The photos below are what we saw.

Cube land. While very familiar in most businesses today, when I was growing up, the "front office" consisted of 3 desks in an open area and 2 private offices. This is a far cry from the shop on 4th avenue. Back then, the most complex technology in the place was the adding machine the accountant used.

Note the conference table. The walls have photos of past jobs.

Photos of past jobs on the wall.

A large metal shear.

Large bed laser cutter.

A detailed example of the scope of materials and thickness that the laser can cut. Note the Caid logo cut into the stainless steel.
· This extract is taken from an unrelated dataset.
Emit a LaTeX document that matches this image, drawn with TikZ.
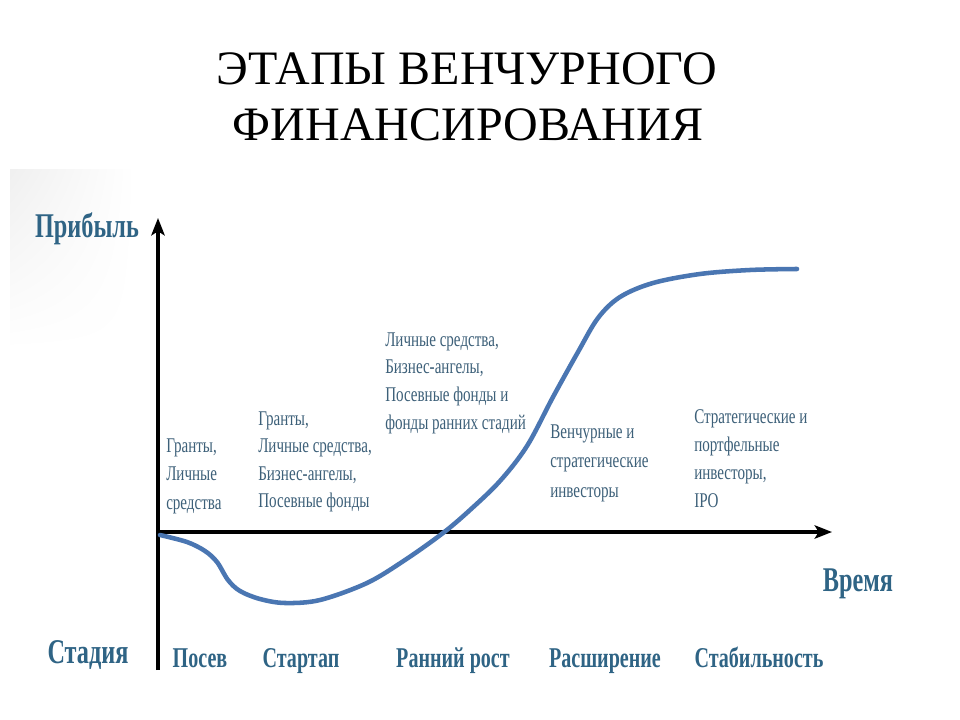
\documentclass[tikz,border=0pt]{standalone}
\usepackage{fontspec}
\setmainfont{Liberation Serif}
\newfontfamily\condr[FakeStretch=0.72]{Liberation Serif}
\newfontfamily\condb[FakeStretch=0.70]{Liberation Serif Bold}
\usetikzlibrary{arrows.meta,shadings}
\definecolor{lblue}{HTML}{2F6485}
\definecolor{tblue}{HTML}{3D6079}
\definecolor{cblue}{HTML}{4A76B2}
\tikzset{
  axis/.style={line width=3pt, -{Stealth[length=13pt,width=10pt,inset=3pt]}},
  curveline/.style={cblue, line width=3.4pt, line cap=round},
  biglbl/.style={font=\condb\fontsize{26}{30}\selectfont, text=lblue, inner sep=0pt, anchor=base},
  stagelbl/.style={font=\condb\fontsize{21.5}{25}\selectfont, text=lblue, inner sep=0pt, anchor=base},
  smalltxt/.style={font=\condr\fontsize{15.7}{18}\selectfont, text=tblue, inner sep=0pt, anchor=base west},
  titletxt/.style={font=\fontsize{36}{42}\selectfont, text=black, inner sep=0pt, anchor=base}
}
\begin{document}
\begin{tikzpicture}[x=0.75pt,y=-0.75pt]
\useasboundingbox (0,0) rectangle (960,720);
\fill[white] (0,0) rectangle (960,720);
\shade[upper left=black!6, upper right=white, lower left=white, lower right=white] (10,170) rectangle (135,350);
% title
\node[titletxt] (t1) at (467,85) {ЭТАПЫ ВЕНЧУРНОГО};
\node[titletxt] (t2) at (468,141) {ФИНАНСИРОВАНИЯ};
% axes
\coordinate (o) at (158,532);
\coordinate (ybot) at (158,670);
\coordinate (ytop) at (158,218);
\coordinate (xend) at (832,532);
\draw[axis] (ybot) -- (ytop);
\draw[axis] (o) -- (xend);
% curve
\draw[curveline] plot[smooth, tension=0.55] coordinates {
 (160,535) (187,542) (205,551) (217,562) (228,580) (240,591) (260,599) (285,603)
 (320,600) (367,583) (405,560) (443,533) (470,510) (500,481) (527,446) (553,397)
 (578,352) (598,318) (620,297) (653,283) (700,274) (750,270) (797,269)};
% axis labels
\node[biglbl] (profit) at (87,238) {Прибыль};
\node[biglbl] (time) at (858,591) {Время};
\node[biglbl] (stage) at (88,663) {Стадия};
% stage names
\node[stagelbl] (s1) at (200,667) {Посев};
\node[stagelbl] (s2) at (301,667) {Стартап};
\node[stagelbl] (s3) at (453,667) {Ранний рост};
\node[stagelbl] (s4) at (605,667) {Расширение};
\node[stagelbl] (s5) at (759,667) {Стабильность};
% sources of financing
\foreach \t [count=\i] in {{Гранты,},{Личные},{средства}}
  \node[smalltxt] (ga\i) at (166,{452+(\i-1)*28.5}) {\t};
\foreach \t [count=\i] in {{Гранты,},{Личные средства,},{Бизнес-ангелы,},{Посевные фонды}}
  \node[smalltxt] (gb\i) at (258,{425+(\i-1)*27.5}) {\t};
\foreach \t [count=\i] in {{Личные средства,},{Бизнес-ангелы,},{Посевные фонды и},{фонды ранних стадий}}
  \node[smalltxt] (gc\i) at (385,{346+(\i-1)*27.7}) {\t};
\foreach \t [count=\i] in {{Венчурные и},{стратегические},{инвесторы}}
  \node[smalltxt] (gd\i) at (550,{438+(\i-1)*29.5}) {\t};
\foreach \t [count=\i] in {{Стратегические и},{портфельные},{инвесторы,},{IPO}}
  \node[smalltxt] (ge\i) at (694,{423+(\i-1)*28}) {\t};
\end{tikzpicture}
\end{document}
Laser in use cutting thick steel plate.

Laser control console. But will it play my PSP games too?

A press brake for bending metal.

Stainless steel burner assemblies. Heavy and complicated.

Getting a little overtime.

Heavy duty traffic light standards under construction. "Hopelessly over designed" according to one welder.

The finished product. The end plates are over 1" thick steel plate that was cut with a plasma cutter.

This is a large, complex component.

Robert (Bob) Caid, my father. He was the GM and MFIC for many years, retired in the 70's.

Nancy Zelenack (my sister) and Callie Caid.

The author.

A Caid conference.

One of the assembly bays.

Another assembly bay.

The facility uses large amounts of specialized welding gasses including argon, helium, oxygen and CO2.

Large storage tank for oxygen.

Helium storage tanks.

Trailer and housing for large, transportable electrical assembly under construction.

Cut scrap produced by a job in progress. This was produced by a plasma cutter.

The bad boy in action. The material being cut is very thick special abrasion resistant steel used as part of a high importance job.

External staging area for raw materials and scrap.

One of the large cranes at the facility.

The other large crane. This one is big.

Examples of precision work done at the cathode facility.

A custom table in the cathode facility. Note the Kokopelli table ornament which was made with the laser cutter.

An ariel view of the facility before the major expansion.

A view of the full machine shop that supports the cathode operation.

Material handling equipment used to move the cathode plates.

The leveling machine insures that the cathodes have a flat surface to allow for the best electro deposition of copper on the cathodes.

Preparing part of the cathode assembly.

Machining components of the cathodes.

Cathode plates.

Dissimilar metal welding station on the cathode assembly line.

Copper bars used as the "spine" of the cathode.

Boy, things have sure changed in the business since I was a kid. The old shop was in a Quonset hut that was left over from WW II. The new facility is fully state of the art designed for both high throughput manufacturing of cathodes to high quality custom work with exotic metals. My how times change. It was an honor to be able to tour the facility. Kudos to Bill Assenmacher and his team for growing the company to its current success.